JOB -> Reproduce each line of the material exactly, minus any picture.
━━ STORED DATA
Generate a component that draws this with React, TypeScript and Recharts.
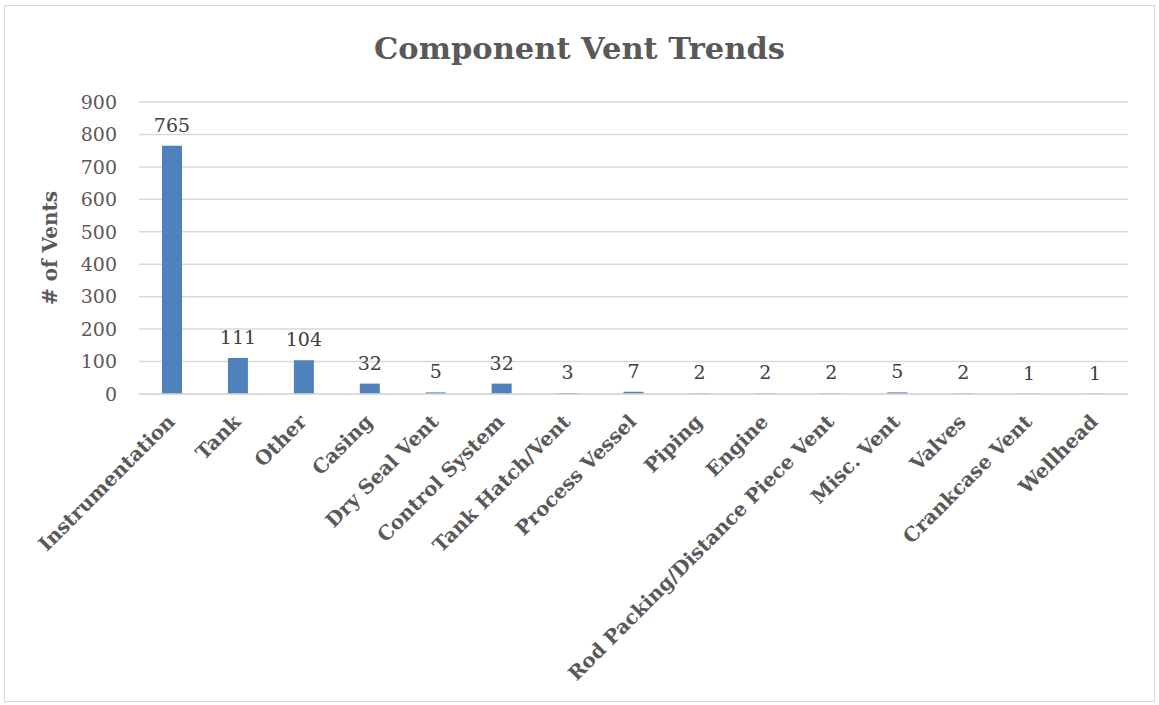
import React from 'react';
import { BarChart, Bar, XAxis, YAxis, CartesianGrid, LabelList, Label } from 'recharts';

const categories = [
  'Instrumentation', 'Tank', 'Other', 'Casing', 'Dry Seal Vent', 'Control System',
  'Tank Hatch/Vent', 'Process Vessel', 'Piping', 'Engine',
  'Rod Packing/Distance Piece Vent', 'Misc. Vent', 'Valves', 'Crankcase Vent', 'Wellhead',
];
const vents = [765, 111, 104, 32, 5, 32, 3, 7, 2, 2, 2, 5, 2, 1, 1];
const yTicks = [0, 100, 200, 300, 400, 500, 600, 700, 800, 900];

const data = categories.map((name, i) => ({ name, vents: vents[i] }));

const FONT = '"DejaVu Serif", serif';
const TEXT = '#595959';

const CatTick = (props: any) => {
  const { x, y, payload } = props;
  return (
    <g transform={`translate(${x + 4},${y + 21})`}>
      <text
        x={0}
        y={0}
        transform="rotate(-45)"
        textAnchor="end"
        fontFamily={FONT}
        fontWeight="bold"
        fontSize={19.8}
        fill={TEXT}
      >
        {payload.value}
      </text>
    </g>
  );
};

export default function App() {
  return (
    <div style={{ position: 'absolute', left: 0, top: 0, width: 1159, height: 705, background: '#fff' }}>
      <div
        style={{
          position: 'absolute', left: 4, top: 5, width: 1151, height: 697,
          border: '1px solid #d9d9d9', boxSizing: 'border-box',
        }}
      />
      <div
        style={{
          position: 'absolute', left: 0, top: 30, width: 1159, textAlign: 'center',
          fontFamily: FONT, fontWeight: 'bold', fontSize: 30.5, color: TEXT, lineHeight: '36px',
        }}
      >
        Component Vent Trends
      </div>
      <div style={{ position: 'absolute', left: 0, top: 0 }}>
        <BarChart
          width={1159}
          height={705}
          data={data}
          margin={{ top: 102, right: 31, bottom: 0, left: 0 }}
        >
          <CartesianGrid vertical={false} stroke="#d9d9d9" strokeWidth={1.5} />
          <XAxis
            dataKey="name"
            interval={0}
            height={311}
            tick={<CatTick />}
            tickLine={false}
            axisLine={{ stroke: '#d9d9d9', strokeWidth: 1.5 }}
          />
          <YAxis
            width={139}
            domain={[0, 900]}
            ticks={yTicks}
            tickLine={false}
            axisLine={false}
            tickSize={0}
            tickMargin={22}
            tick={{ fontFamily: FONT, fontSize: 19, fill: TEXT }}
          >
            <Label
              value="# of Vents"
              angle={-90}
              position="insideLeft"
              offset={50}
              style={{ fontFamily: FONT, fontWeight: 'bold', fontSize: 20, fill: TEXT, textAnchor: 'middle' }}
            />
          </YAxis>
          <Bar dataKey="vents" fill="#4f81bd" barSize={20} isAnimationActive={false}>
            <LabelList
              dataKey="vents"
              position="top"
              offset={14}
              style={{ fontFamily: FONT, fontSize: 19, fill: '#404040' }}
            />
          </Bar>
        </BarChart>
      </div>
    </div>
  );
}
━━━━
WRITTEN SOLUTION ->
Generate a component that draws this with React, TypeScript and Recharts.
import React from 'react';
import { BarChart, Bar, XAxis, YAxis, CartesianGrid, LabelList, Label } from 'recharts';

const categories = [
  'Instrumentation', 'Tank', 'Other', 'Casing', 'Dry Seal Vent', 'Control System',
  'Tank Hatch/Vent', 'Process Vessel', 'Piping', 'Engine',
  'Rod Packing/Distance Piece Vent', 'Misc. Vent', 'Valves', 'Crankcase Vent', 'Wellhead',
];
const vents = [765, 111, 104, 32, 5, 32, 3, 7, 2, 2, 2, 5, 2, 1, 1];
const yTicks = [0, 100, 200, 300, 400, 500, 600, 700, 800, 900];

const data = categories.map((name, i) => ({ name, vents: vents[i] }));

const FONT = '"DejaVu Serif", serif';
const TEXT = '#595959';

const CatTick = (props: any) => {
  const { x, y, payload } = props;
  return (
    <g transform={`translate(${x + 4},${y + 21})`}>
      <text
        x={0}
        y={0}
        transform="rotate(-45)"
        textAnchor="end"
        fontFamily={FONT}
        fontWeight="bold"
        fontSize={19.8}
        fill={TEXT}
      >
        {payload.value}
      </text>
    </g>
  );
};

export default function App() {
  return (
    <div style={{ position: 'absolute', left: 0, top: 0, width: 1159, height: 705, background: '#fff' }}>
      <div
        style={{
          position: 'absolute', left: 4, top: 5, width: 1151, height: 697,
          border: '1px solid #d9d9d9', boxSizing: 'border-box',
        }}
      />
      <div
        style={{
          position: 'absolute', left: 0, top: 30, width: 1159, textAlign: 'center',
          fontFamily: FONT, fontWeight: 'bold', fontSize: 30.5, color: TEXT, lineHeight: '36px',
        }}
      >
        Component Vent Trends
      </div>
      <div style={{ position: 'absolute', left: 0, top: 0 }}>
        <BarChart
          width={1159}
          height={705}
          data={data}
          margin={{ top: 102, right: 31, bottom: 0, left: 0 }}
        >
          <CartesianGrid vertical={false} stroke="#d9d9d9" strokeWidth={1.5} />
          <XAxis
            dataKey="name"
            interval={0}
            height={311}
            tick={<CatTick />}
            tickLine={false}
            axisLine={{ stroke: '#d9d9d9', strokeWidth: 1.5 }}
          />
          <YAxis
            width={139}
            domain={[0, 900]}
            ticks={yTicks}
            tickLine={false}
            axisLine={false}
            tickSize={0}
            tickMargin={22}
            tick={{ fontFamily: FONT, fontSize: 19, fill: TEXT }}
          >
            <Label
              value="# of Vents"
              angle={-90}
              position="insideLeft"
              offset={50}
              style={{ fontFamily: FONT, fontWeight: 'bold', fontSize: 20, fill: TEXT, textAnchor: 'middle' }}
            />
          </YAxis>
          <Bar dataKey="vents" fill="#4f81bd" barSize={20} isAnimationActive={false}>
            <LabelList
              dataKey="vents"
              position="top"
              offset={14}
              style={{ fontFamily: FONT, fontSize: 19, fill: '#404040' }}
            />
          </Bar>
        </BarChart>
      </div>
    </div>
  );
}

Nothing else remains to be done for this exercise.